What I know of African languages is sketchy indeed, and my knowledge of African access to the internet largely revolves around whatever scams the clever but unschooled folk in Nigeria are trying to hit me with (I loved the one about the Nigerian astronaut, left alone on some Soviet space station since the 1980s and his back pay now amounts to zillions of dollars, just sitting in a bank account...), but anyway it seems to me that middle class kids in Los Angeles are one thing, but when the kids living in grass huts deep in Botswana (or whatever) are able to get online, that'll really be something.
Will they want to talk about Star Trek and British steam engines of the 1930s, or will they have other interests. What can we learn from them about global warming and individual freedoms?
When you get right down to it, we're all in this together, and there are any number of things we should be thinking about on a global basis. Not necessarily the thoughts of millionaire UN ambassadors, neither.
So that was interesting for me, and I'm grateful for learning a bit about things in Africa.
The next session was about visualising information, something I have an especial interest in, having long been a fan of maps and charts of all types. Minard's famous graphical chart of Napoleon's Moscow campaign stands out strongly in my mind. With computers we have any number of ways to assemble information into a form where it is easy to spot patterns. Or breaks in patterns. Speedier identification of persistent vandals, articles that may need work, community trends; find the key variables and a way to present them, and the human eye can grasp what's going on.
An example is the timestamps attached to every WP contribution. Sure, they are all available in User Contributions, but it's hard to gain a feel for them. The Editcount tool graphs them by time of day and time of week, and at a glance you can see who is spending their time at work editing Wikipedia.

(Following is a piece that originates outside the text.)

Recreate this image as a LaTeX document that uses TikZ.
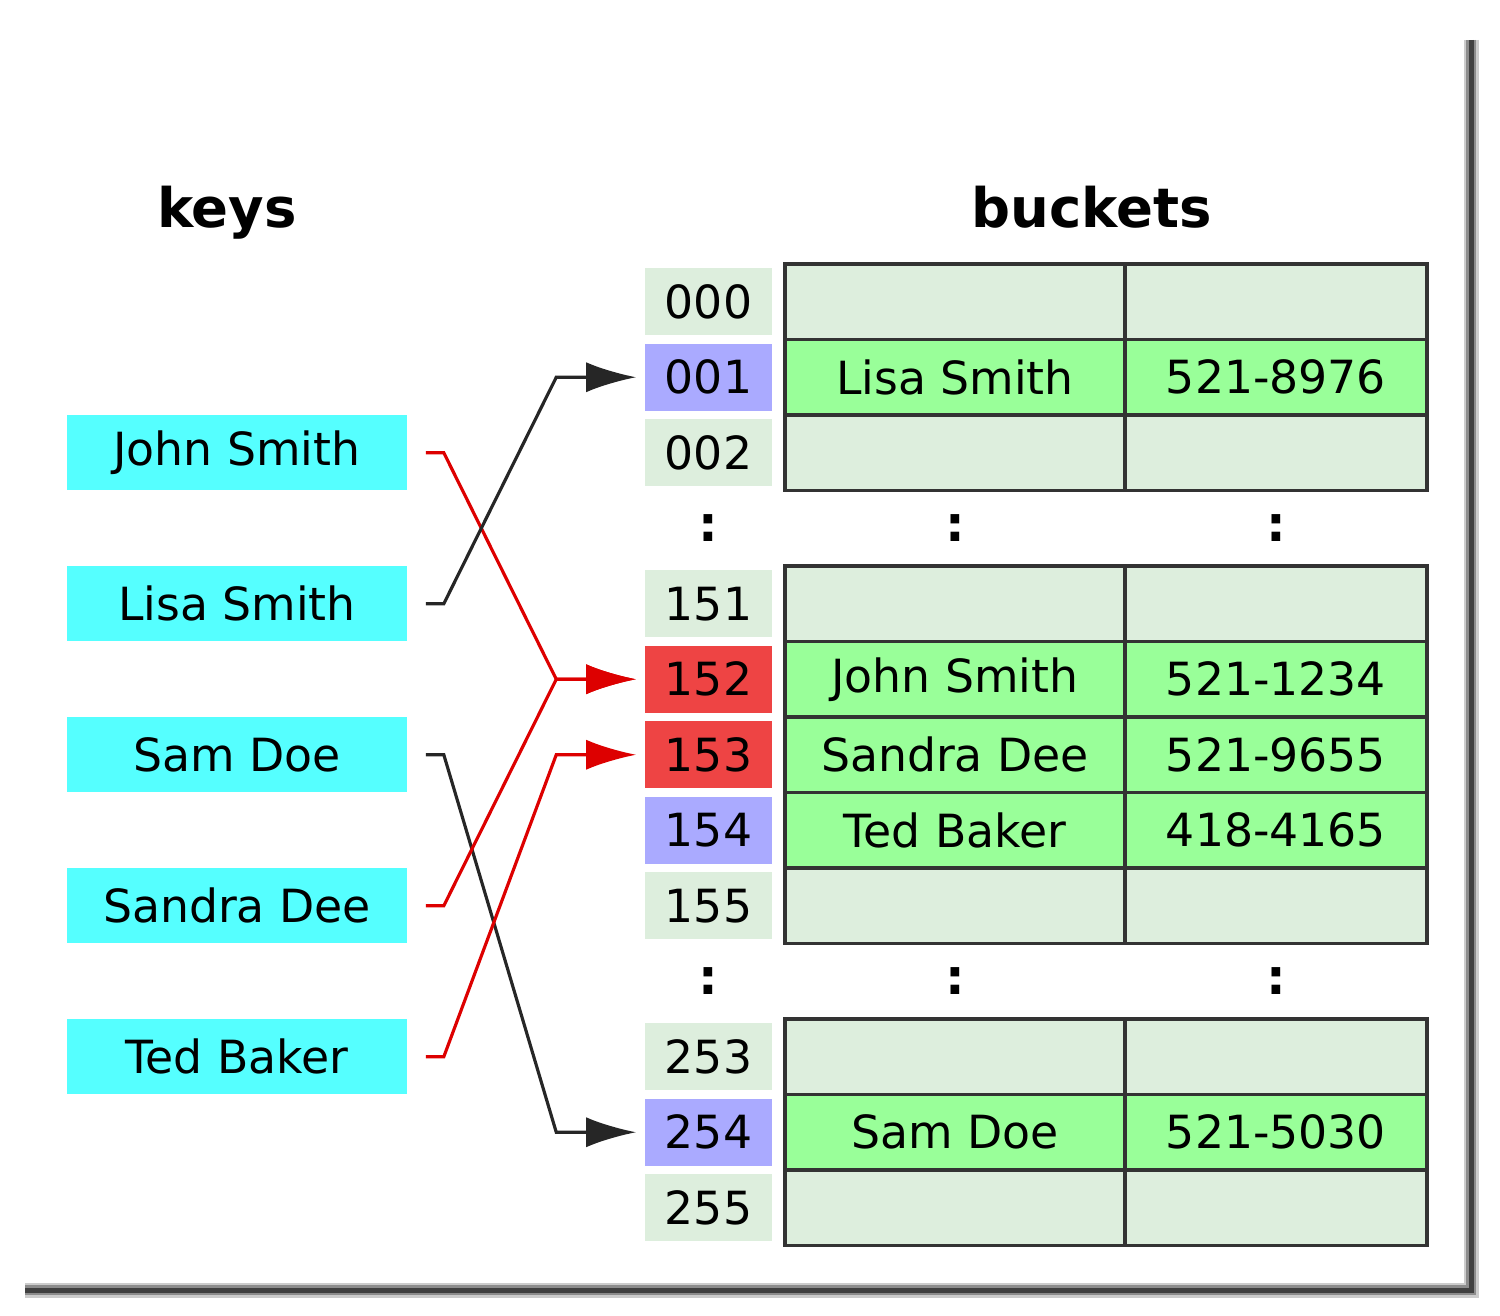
\documentclass[tikz,border=0pt]{standalone}
\usepackage{fontspec}
\setmainfont{DejaVu Sans}
\usetikzlibrary{arrows.meta,calc}

\definecolor{keycyan}{HTML}{55FFFF}
\definecolor{slotgray}{HTML}{DDEEDD}
\definecolor{slotfull}{HTML}{99FF99}
\definecolor{slotblue}{HTML}{AAAAFF}
\definecolor{slotred}{HTML}{EE4444}
\definecolor{linkred}{HTML}{DD0000}

\begin{document}
\begin{tikzpicture}[x=0.01cm,y=-0.01cm,
  every node/.style={font=\fontsize{13}{16}\selectfont},
  key/.style={fill=keycyan,minimum width=3.4cm,minimum height=0.75cm,inner sep=0pt},
  slot/.style={fill=slotgray,minimum width=1.27cm,minimum height=0.67cm,inner sep=0pt},
  namecell/.style={draw=black!80,line width=1pt,minimum width=3.4cm,minimum height=0.755cm,inner sep=0pt},
  telcell/.style={draw=black!80,line width=1pt,minimum width=3.02cm,minimum height=0.755cm,inner sep=0pt},
  head/.style={font=\bfseries\fontsize{15.5}{18}\selectfont,anchor=base},
  link/.style={line width=0.9pt,-{Latex[length=5mm,width=3mm]}}]
\useasboundingbox (0,0) rectangle (1500,1316);

% page shadow
\coordinate (pgtr) at (1471,40);
\coordinate (pgbr) at (1471,1290);
\coordinate (pgbl) at (25,1290);
\foreach \w/\c in {0.15cm/black!20,0.1cm/black!45,0.05cm/black!75}
  \draw[line width=\w,\c] (pgtr) -- (pgbr) -- (pgbl);

\node[head] (keys) at (227,228) {keys};
\node[head] (buckets) at (1092,228) {buckets};

% keys
\foreach \k/\nm/\txt in {2/john/John Smith,4/lisa/Lisa Smith,6/sam/Sam Doe,8/sandra/Sandra Dee,10/ted/Ted Baker}
  \node[key] (\nm) at (237,{301.75+75.5*\k}) {\txt};

% hash slots
\foreach \k/\n/\c in {0/000/slotgray,1/001/slotblue,2/002/slotgray,4/151/slotgray,5/152/slotred,6/153/slotred,
                      7/154/slotblue,8/155/slotgray,10/253/slotgray,11/254/slotblue,12/255/slotgray}
  \node[slot,fill=\c] (i\n) at (708.5,{301.75+75.5*\k}) {\n};

% buckets
\foreach \k in {0,2,4,8,10,12}{
  \node[namecell,fill=slotgray] (n\k) at (955,{301.75+75.5*\k}) {};
  \node[telcell,fill=slotgray] (t\k) at (1276,{301.75+75.5*\k}) {};
}
\foreach \k/\nm/\tel in {1/Lisa Smith/521-8976,5/John Smith/521-1234,6/Sandra Dee/521-9655,7/Ted Baker/418-4165,11/Sam Doe/521-5030}{
  \node[namecell,fill=slotfull] (n\k) at (955,{301.75+75.5*\k}) {\nm};
  \node[telcell,fill=slotfull] (t\k) at (1276,{301.75+75.5*\k}) {\tel};
}

% dots
\foreach \k in {3,9}
  \foreach \x/\j in {708.5/a,955/b,1276/c}
    \node[font=\bfseries\fontsize{14}{16}\selectfont] (d\k\j) at (\x,{301.75+75.5*\k}) {:};

% hash function
\foreach \a/\b/\c in {john/152/linkred,lisa/001/black!85,sam/254/black!85,sandra/152/linkred,ted/153/linkred}
  \draw[link,\c] (\a.east) ++(18,0) -- ++(18,0) -- ($(i\b.west)+(-88,0)$) -- ($(i\b.west)+(-8,0)$);
\end{tikzpicture}
\end{document}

Anyway, that was more fun, and about then I began to pay more attention to the IRC channel as preparations for the final session began, Wikimaniacs assembling in various degrees of geekitude and apparent disorder.
Jtkiefer showed up:
* Jtkiefer is cursing at the media stream that's not working <Skyring> Quit and restart it <Skyring> might need a few goes <Jtkiefer> wow Skyring, that's a nick I haven't seen in a long time
How many remember me, I wonder? A year is a long time on WP. See my talk page.
By this time the rock show on the BBC had ended and Genevieve Tudor's folk program just wasn't keeping me occupied. I'd had breakfast and dawn was fast approaching. My attention was on spotting the various wikidenties as they fiddled with microphones and displayed a kind of Brownian motion. sj finally kicked off things and I wondered how such a slight frame could accommodate such a booming voice. He ran us through the various text and media awards, along with a noticable interruption to the feed when the best media clip was announced and untold thousands of people decided to download the file all at once.
Jimbo came on, thanked various people, and really it was pretty much backslapping all round from that point on. Well deserved, I thought. Organising something like this and making it go well cannot be easy. A lot of thought and a lot of effort is involved. This is the positive side of the wikipedia community, and despite all the squabbles and arguments and edit wars, when you take a step back and look at what has been achieved, it's an amazing thing.
So, as Wikimania comes to an end and the attendees disperse to hotels and cars and planes, I'd like to add my own voice of thanks to the organisers, the attendees and to the community in general. It's been a hoot!
I also see, from various corners of the wikisphere, that next year's Wikimania is being planned already, despite the lack of a host city. Who knows, maybe I'll attend in person.
Now, I'm off to the Archives to catch up with some of the sessions I missed.